Los avances de la ciencia están muy bien, son victorias para celebrar. El día que llegue la vacuna de la malaria será un éxito sin precedentes, pero esa victoria jamás es retroactiva, no puede curar a los millones de seres humanos que murieron por la picadura de esa bestia mínima que se llama mosquito anopheles. La vacuna contra la tuberculosis no nos trajo de nuevo a Chopin al mundo, una pena.

Por eso, la resurrección de Nuestro Señor es la madre de todas las victorias. La suya sí que ha sido una meta última en la que contemplamos a la muerte muerta. Y ha tenido efectos hacia delante y atrás, la retroactividad se muestra en su bajada a los infiernos. Como en ese cuadro maravilloso de Sebastiano del Piombo que se conserva en el Museo del Prado, el Señor se acerca respetuosísimo a quienes le precedieron, para llevárselos consigo de la mano.

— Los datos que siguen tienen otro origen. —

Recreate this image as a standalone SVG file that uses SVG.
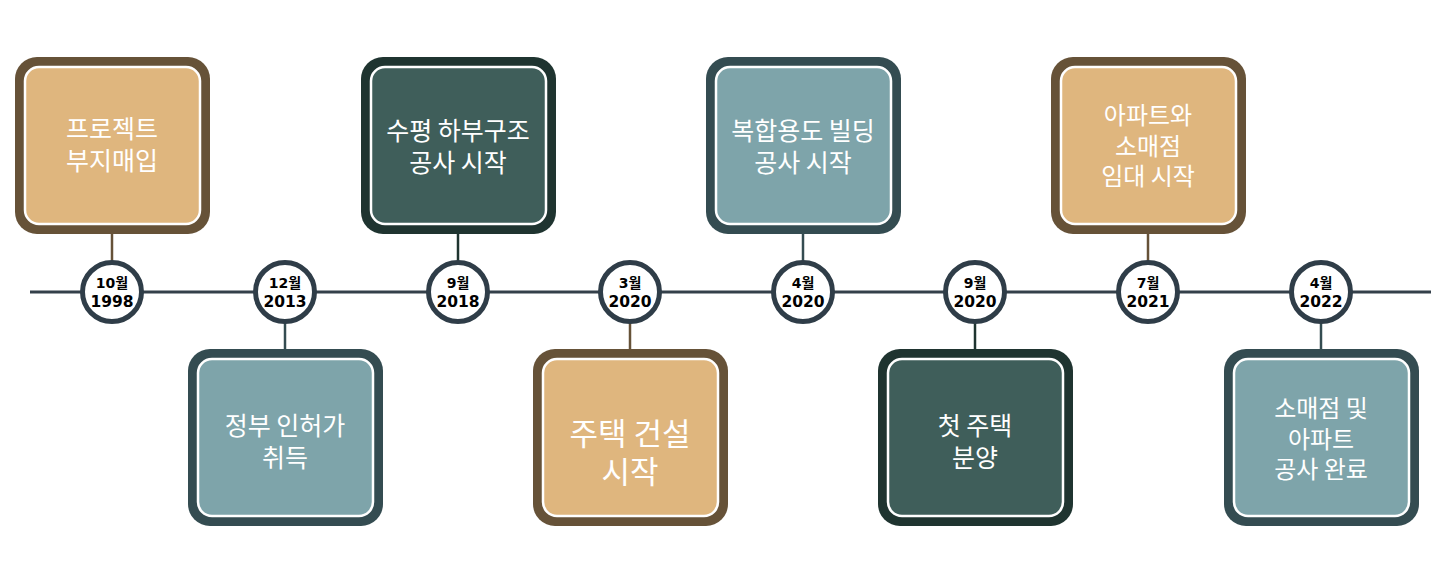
<svg xmlns="http://www.w3.org/2000/svg" width="1431" height="562" viewBox="0 0 1431 562">
<style>
.tan .o{fill:#665238}.tan .i{fill:#dfb67e}
.teal .o{fill:#344c51}.teal .i{fill:#7ea4aa}
.dark .o{fill:#1f3430}.dark .i{fill:#3f5e5a}
.i{stroke:#ffffff;stroke-width:2.5}
.t{font-family:"Noto Sans CJK KR","Noto Sans",sans-serif;font-size:25px;fill:#ffffff;text-anchor:middle}
.s3{font-size:24px}
.big{font-size:31px}
.c{fill:#ffffff;stroke:#2f3d48;stroke-width:5}
.d{font-family:"DejaVu Sans","Noto Sans CJK KR",sans-serif;font-weight:bold;fill:#000000;text-anchor:middle;font-size:15.5px}
.m{font-size:14px}
</style>
<g id="connectors" stroke-width="2.5">
<line x1="30" y1="292" x2="1431" y2="292" stroke="#34404a" stroke-width="3"/>
<line x1="112" y1="233" x2="112" y2="262" stroke="#665238"/>
<line x1="285" y1="323" x2="285" y2="349" stroke="#344c51"/>
<line x1="458" y1="233" x2="458" y2="262" stroke="#1f3430"/>
<line x1="630" y1="323" x2="630" y2="349" stroke="#665238"/>
<line x1="803" y1="233" x2="803" y2="262" stroke="#344c51"/>
<line x1="975" y1="323" x2="975" y2="349" stroke="#1f3430"/>
<line x1="1148" y1="233" x2="1148" y2="262" stroke="#665238"/>
<line x1="1321" y1="323" x2="1321" y2="349" stroke="#344c51"/>
</g>
<g id="card1" class="tan"><rect class="o" x="15" y="57" width="195" height="177" rx="22"/><rect class="i" x="25" y="67" width="175" height="157" rx="14"/><text class="t" x="112" y="138">프로젝트<tspan x="112" dy="32">부지매입</tspan></text></g>
<g id="card2" class="teal"><rect class="o" x="188" y="349" width="195" height="177" rx="22"/><rect class="i" x="198" y="359" width="175" height="157" rx="14"/><text class="t" x="285" y="435">정부 인허가<tspan x="285" dy="32">취득</tspan></text></g>
<g id="card3" class="dark"><rect class="o" x="361" y="57" width="195" height="177" rx="22"/><rect class="i" x="371" y="67" width="175" height="157" rx="14"/><text class="t" x="458" y="140">수평 하부구조<tspan x="458" dy="32">공사 시작</tspan></text></g>
<g id="card4" class="tan"><rect class="o" x="533" y="349" width="195" height="177" rx="22"/><rect class="i" x="543" y="359" width="175" height="157" rx="14"/><text class="t big" x="630" y="445">주택 건설<tspan x="630" dy="38">시작</tspan></text></g>
<g id="card5" class="teal"><rect class="o" x="706" y="57" width="195" height="177" rx="22"/><rect class="i" x="716" y="67" width="175" height="157" rx="14"/><text class="t" x="803" y="140">복합용도 빌딩<tspan x="803" dy="32">공사 시작</tspan></text></g>
<g id="card6" class="dark"><rect class="o" x="878" y="349" width="195" height="177" rx="22"/><rect class="i" x="888" y="359" width="175" height="157" rx="14"/><text class="t" x="975" y="435">첫 주택<tspan x="975" dy="32">분양</tspan></text></g>
<g id="card7" class="tan"><rect class="o" x="1051" y="57" width="195" height="177" rx="22"/><rect class="i" x="1061" y="67" width="175" height="157" rx="14"/><text class="t s3" x="1148" y="124">아파트와<tspan x="1148" dy="31">소매점</tspan><tspan x="1148" dy="30">임대 시작</tspan></text></g>
<g id="card8" class="teal"><rect class="o" x="1224" y="349" width="195" height="177" rx="22"/><rect class="i" x="1234" y="359" width="175" height="157" rx="14"/><text class="t s3" x="1321" y="417">소매점 및<tspan x="1321" dy="31">아파트</tspan><tspan x="1321" dy="30">공사 완료</tspan></text></g>
<g id="date1"><circle class="c" cx="112" cy="292" r="29.5"/><text class="d" x="112" y="288"><tspan class="m">10월</tspan><tspan x="112" dy="19">1998</tspan></text></g>
<g id="date2"><circle class="c" cx="285" cy="292" r="29.5"/><text class="d" x="285" y="288"><tspan class="m">12월</tspan><tspan x="285" dy="19">2013</tspan></text></g>
<g id="date3"><circle class="c" cx="458" cy="292" r="29.5"/><text class="d" x="458" y="288"><tspan class="m">9월</tspan><tspan x="458" dy="19">2018</tspan></text></g>
<g id="date4"><circle class="c" cx="630" cy="292" r="29.5"/><text class="d" x="630" y="288"><tspan class="m">3월</tspan><tspan x="630" dy="19">2020</tspan></text></g>
<g id="date5"><circle class="c" cx="803" cy="292" r="29.5"/><text class="d" x="803" y="288"><tspan class="m">4월</tspan><tspan x="803" dy="19">2020</tspan></text></g>
<g id="date6"><circle class="c" cx="975" cy="292" r="29.5"/><text class="d" x="975" y="288"><tspan class="m">9월</tspan><tspan x="975" dy="19">2020</tspan></text></g>
<g id="date7"><circle class="c" cx="1148" cy="292" r="29.5"/><text class="d" x="1148" y="288"><tspan class="m">7월</tspan><tspan x="1148" dy="19">2021</tspan></text></g>
<g id="date8"><circle class="c" cx="1321" cy="292" r="29.5"/><text class="d" x="1321" y="288"><tspan class="m">4월</tspan><tspan x="1321" dy="19">2022</tspan></text></g>
</svg>
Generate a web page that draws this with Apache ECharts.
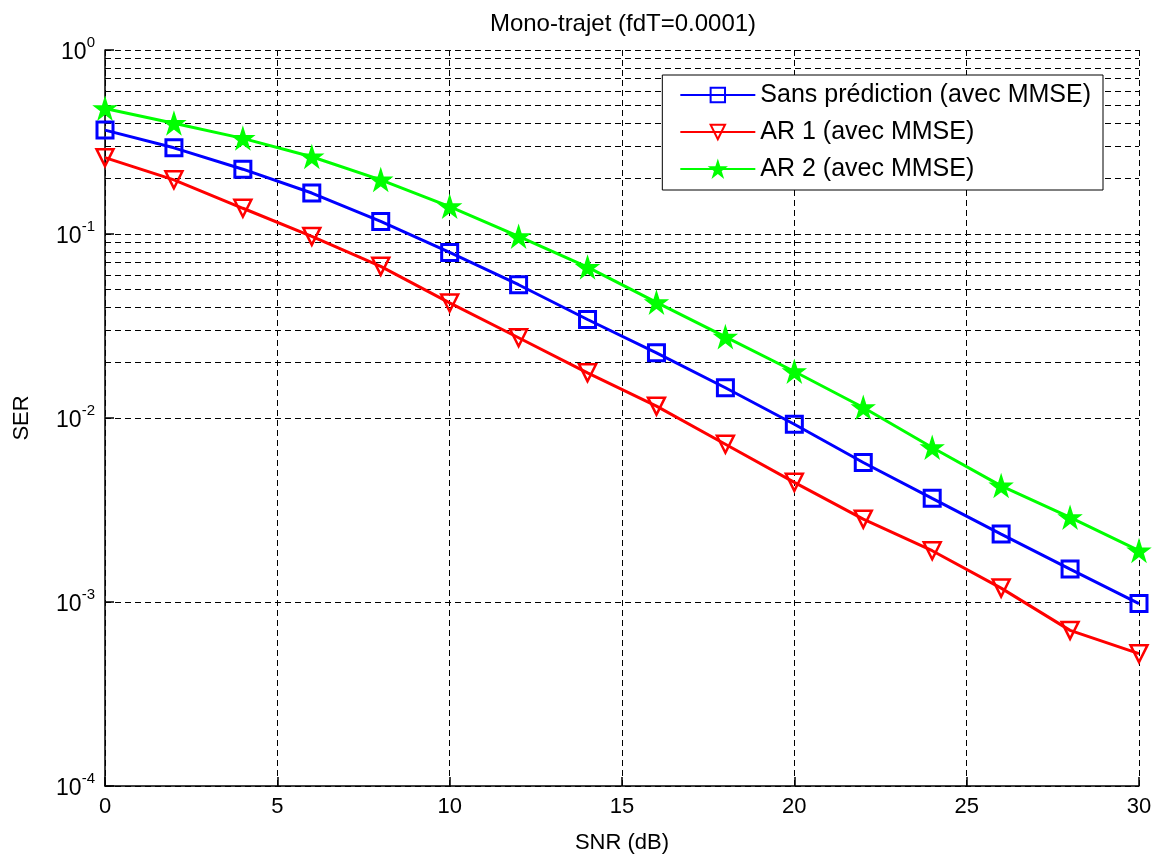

Y para que cada uno de nosotros entre con los dos pies en esta enmienda a la totalidad, no hacen falta exámenes costosísimos ni grandes estudios, sólo un acto racional y diario de confianza en Nuestro Señor, desarrollado serenamente en el tiempo. El contacto con Él nos ayudará a evitar las «obras muertas» que hacemos en vida, menuda paradoja, pero es así. La búsqueda de reconocimiento es una tiranía que desde el primer momento muestra su gusanera de cadáver. La asunción de trabajos indiscriminados, que provoca falta de tiempo para la familia, también lleva en sí su propia muerte. El pecado, la acidia, la holganza, la banalidad del mal, la complicidad disimulada, la desatención, la ausencia de compromiso espiritual, el déficit de interés por las cosas esenciales, todo eso hiede, se pudre aquí abajo. Por eso el Señor nos advertía que ya desde la tierra buscáramos los bienes de allá arriba, los que pasan de puntillas por la muerte y terminan en las manos de Dios.